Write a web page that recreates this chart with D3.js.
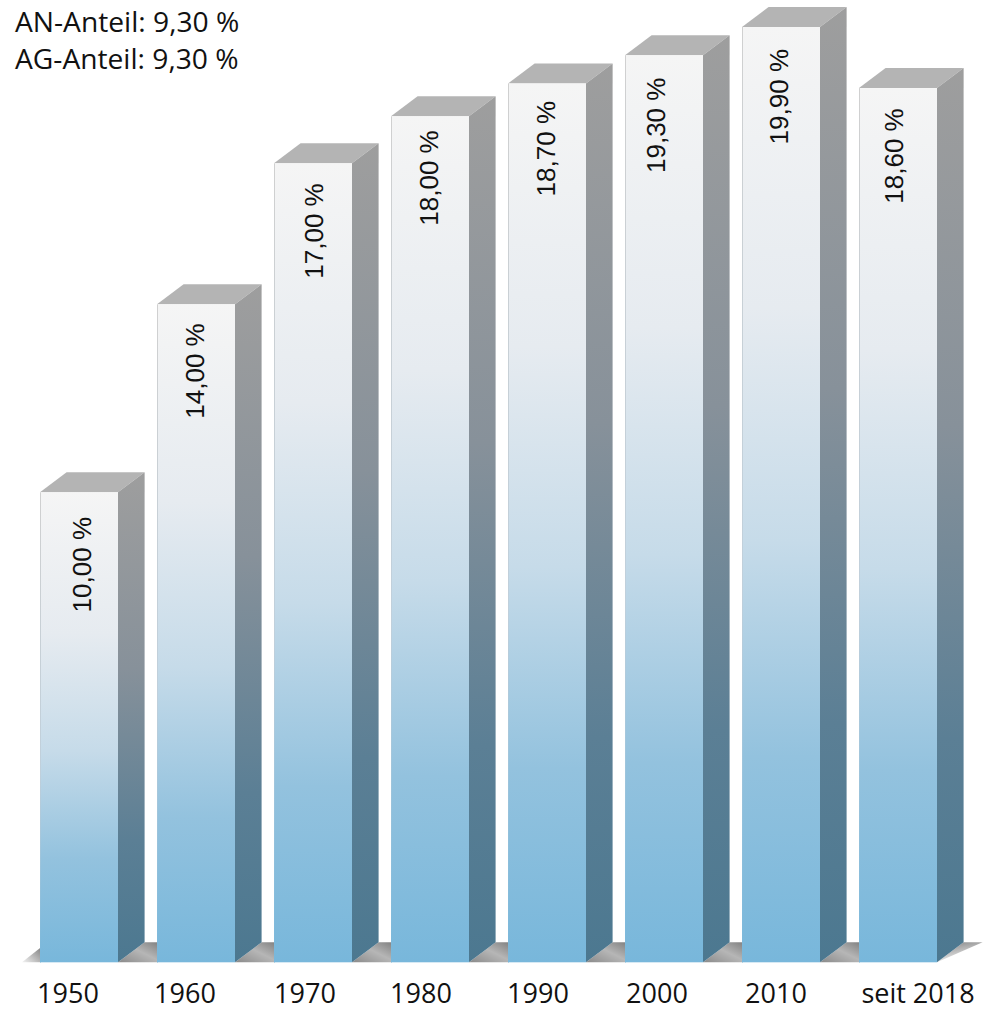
<!DOCTYPE html>
<html><head><meta charset="utf-8">
<style>html,body{margin:0;padding:0;background:#fff}svg{display:block}</style>
<script src="https://cdn.jsdelivr.net/npm/d3@7"></script></head><body>
<script>
const categories=["1950","1960","1970","1980","1990","2000","2010","seit 2018"];
const values=[10,14,17,18,18.7,19.3,19.9,18.6];
const valueLabels=["10,00 %","14,00 %","17,00 %","18,00 %","18,70 %","19,30 %","19,90 %","18,60 %"];
const noteLines=["AN-Anteil: 9,30 %","AG-Anteil: 9,30 %"];

const W=993,H=1009,base=962.3,dx=26.6,dy=20;
const svg=d3.select("body").append("svg").attr("width",W).attr("height",H);
const bw=78;
const step=(859-40)/7;
const left=i=>40+step*i;
const y=d3.scaleLinear().domain([0,10]).range([base,492.3]);
const labelX=[50.5,46.5,48.5,47.3,47,40,46.3,43.7];
const labelTop=[24.7,19,20,14,17.6,22.4,22,20.2];
const catCenter=[68,185,305,421,538,657,776,918];
const defs=svg.append("defs");
function grad(id,stops,attrs){const g=defs.append("linearGradient").attr("id",id);
 Object.entries(attrs).forEach(([k,v])=>g.attr(k,v));
 stops.forEach(([o,c])=>g.append("stop").attr("offset",o).attr("stop-color",c));}
grad("front",[[0,"#f5f5f5"],[0.3,"#e6ebf0"],[0.55,"#c6dbe9"],[0.78,"#93c2de"],[1,"#78b7db"]],{x1:0,y1:0,x2:0,y2:1});
grad("edge",[[0,"#d0d0d0"],[0.6,"#c0d0dc"],[1,"#78b7db"]],{x1:0,y1:0,x2:0,y2:1});
grad("side",[[0,"#9e9e9e"],[0.4,"#87919a"],[0.75,"#5b7f95"],[1,"#4c7890"]],{x1:0,y1:0,x2:0,y2:1});
grad("floor",[[0,"#8a8a8a"],[0.55,"#b6b6b6"],[1,"#828282"]],{x1:0,y1:1,x2:1,y2:0});
grad("floorR",[[0,"#8c8c8c"],[1,"#ffffff"]],{x1:0.3,y1:0,x2:0.7,y2:1});
grad("floorL",[[0,"#8c8c8c"],[1,"#f4f4f4"]],{x1:1,y1:0.2,x2:0,y2:1});

const line=d3.line();
svg.append("path").attr("d",line([[22,base],[41,base-dy+5],[41,base],[22,base]])).attr("fill","url(#floorL)");
const gaps=d3.range(7);
svg.selectAll(".gap").data(gaps).join("path").attr("class","gap")
 .attr("d",i=>line([[left(i)+bw,base],[left(i)+bw+dx,base-dy],[left(i+1)+1,base-dy],[left(i+1)+1,base]]))
 .attr("fill","url(#floor)");
svg.append("path").attr("d",line([[left(7)+bw,base],[left(7)+bw+dx,base-dy],[left(7)+bw+dx+19,base-dy]])).attr("fill","url(#floorR)");

const bars=svg.selectAll(".bar").data(values).join("g").attr("class","bar");
bars.append("path").attr("d",(d,i)=>line([[left(i),y(d)],[left(i)+dx,y(d)-dy],[left(i)+bw+dx,y(d)-dy],[left(i)+bw,y(d)]])).attr("fill","#b4b4b4");
bars.append("path").attr("d",(d,i)=>line([[left(i)+bw,y(d)],[left(i)+bw+dx,y(d)-dy],[left(i)+bw+dx,base-dy],[left(i)+bw,base]])).attr("fill","url(#side)");
bars.append("rect").attr("x",(d,i)=>left(i)).attr("y",d=>y(d)).attr("width",bw).attr("height",d=>base-y(d)).attr("fill","url(#front)");
bars.append("rect").attr("x",(d,i)=>left(i)).attr("y",d=>y(d)).attr("width",1).attr("height",d=>base-y(d)).attr("fill","url(#edge)");
bars.append("text").attr("transform",(d,i)=>`translate(${left(i)+labelX[i]},${y(d)+labelTop[i]}) rotate(-90)`)
 .attr("text-anchor","end").attr("font-family","'Liberation Sans', Arial, sans-serif").attr("font-size",26).attr("fill","#111")
 .attr("text-rendering","geometricPrecision")
 .text((d,i)=>valueLabels[i]);

svg.selectAll(".cat").data(categories).join("text").attr("class","cat")
 .attr("x",(d,i)=>catCenter[i]).attr("y",1003.3)
 .attr("text-anchor","middle").attr("font-family","Open Sans").attr("font-size",27).attr("fill","#111").text(d=>d);
svg.selectAll(".note").data(noteLines).join("text").attr("class","note")
 .attr("x",15).attr("y",(d,i)=>32+i*37)
 .attr("font-family","Open Sans").attr("font-size",28.2).attr("fill","#111").text(d=>d);
</script></body></html>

════

TASK
Your task is an exact transcription of all the data, minus the pictures.

COMPLETED TASK
Write a web page that recreates this chart with D3.js.
<!DOCTYPE html>
<html><head><meta charset="utf-8">
<style>html,body{margin:0;padding:0;background:#fff}svg{display:block}</style>
<script src="https://cdn.jsdelivr.net/npm/d3@7"></script></head><body>
<script>
const categories=["1950","1960","1970","1980","1990","2000","2010","seit 2018"];
const values=[10,14,17,18,18.7,19.3,19.9,18.6];
const valueLabels=["10,00 %","14,00 %","17,00 %","18,00 %","18,70 %","19,30 %","19,90 %","18,60 %"];
const noteLines=["AN-Anteil: 9,30 %","AG-Anteil: 9,30 %"];

const W=993,H=1009,base=962.3,dx=26.6,dy=20;
const svg=d3.select("body").append("svg").attr("width",W).attr("height",H);
const bw=78;
const step=(859-40)/7;
const left=i=>40+step*i;
const y=d3.scaleLinear().domain([0,10]).range([base,492.3]);
const labelX=[50.5,46.5,48.5,47.3,47,40,46.3,43.7];
const labelTop=[24.7,19,20,14,17.6,22.4,22,20.2];
const catCenter=[68,185,305,421,538,657,776,918];
const defs=svg.append("defs");
function grad(id,stops,attrs){const g=defs.append("linearGradient").attr("id",id);
 Object.entries(attrs).forEach(([k,v])=>g.attr(k,v));
 stops.forEach(([o,c])=>g.append("stop").attr("offset",o).attr("stop-color",c));}
grad("front",[[0,"#f5f5f5"],[0.3,"#e6ebf0"],[0.55,"#c6dbe9"],[0.78,"#93c2de"],[1,"#78b7db"]],{x1:0,y1:0,x2:0,y2:1});
grad("edge",[[0,"#d0d0d0"],[0.6,"#c0d0dc"],[1,"#78b7db"]],{x1:0,y1:0,x2:0,y2:1});
grad("side",[[0,"#9e9e9e"],[0.4,"#87919a"],[0.75,"#5b7f95"],[1,"#4c7890"]],{x1:0,y1:0,x2:0,y2:1});
grad("floor",[[0,"#8a8a8a"],[0.55,"#b6b6b6"],[1,"#828282"]],{x1:0,y1:1,x2:1,y2:0});
grad("floorR",[[0,"#8c8c8c"],[1,"#ffffff"]],{x1:0.3,y1:0,x2:0.7,y2:1});
grad("floorL",[[0,"#8c8c8c"],[1,"#f4f4f4"]],{x1:1,y1:0.2,x2:0,y2:1});

const line=d3.line();
svg.append("path").attr("d",line([[22,base],[41,base-dy+5],[41,base],[22,base]])).attr("fill","url(#floorL)");
const gaps=d3.range(7);
svg.selectAll(".gap").data(gaps).join("path").attr("class","gap")
 .attr("d",i=>line([[left(i)+bw,base],[left(i)+bw+dx,base-dy],[left(i+1)+1,base-dy],[left(i+1)+1,base]]))
 .attr("fill","url(#floor)");
svg.append("path").attr("d",line([[left(7)+bw,base],[left(7)+bw+dx,base-dy],[left(7)+bw+dx+19,base-dy]])).attr("fill","url(#floorR)");

const bars=svg.selectAll(".bar").data(values).join("g").attr("class","bar");
bars.append("path").attr("d",(d,i)=>line([[left(i),y(d)],[left(i)+dx,y(d)-dy],[left(i)+bw+dx,y(d)-dy],[left(i)+bw,y(d)]])).attr("fill","#b4b4b4");
bars.append("path").attr("d",(d,i)=>line([[left(i)+bw,y(d)],[left(i)+bw+dx,y(d)-dy],[left(i)+bw+dx,base-dy],[left(i)+bw,base]])).attr("fill","url(#side)");
bars.append("rect").attr("x",(d,i)=>left(i)).attr("y",d=>y(d)).attr("width",bw).attr("height",d=>base-y(d)).attr("fill","url(#front)");
bars.append("rect").attr("x",(d,i)=>left(i)).attr("y",d=>y(d)).attr("width",1).attr("height",d=>base-y(d)).attr("fill","url(#edge)");
bars.append("text").attr("transform",(d,i)=>`translate(${left(i)+labelX[i]},${y(d)+labelTop[i]}) rotate(-90)`)
 .attr("text-anchor","end").attr("font-family","'Liberation Sans', Arial, sans-serif").attr("font-size",26).attr("fill","#111")
 .attr("text-rendering","geometricPrecision")
 .text((d,i)=>valueLabels[i]);

svg.selectAll(".cat").data(categories).join("text").attr("class","cat")
 .attr("x",(d,i)=>catCenter[i]).attr("y",1003.3)
 .attr("text-anchor","middle").attr("font-family","Open Sans").attr("font-size",27).attr("fill","#111").text(d=>d);
svg.selectAll(".note").data(noteLines).join("text").attr("class","note")
 .attr("x",15).attr("y",(d,i)=>32+i*37)
 .attr("font-family","Open Sans").attr("font-size",28.2).attr("fill","#111").text(d=>d);
</script></body></html>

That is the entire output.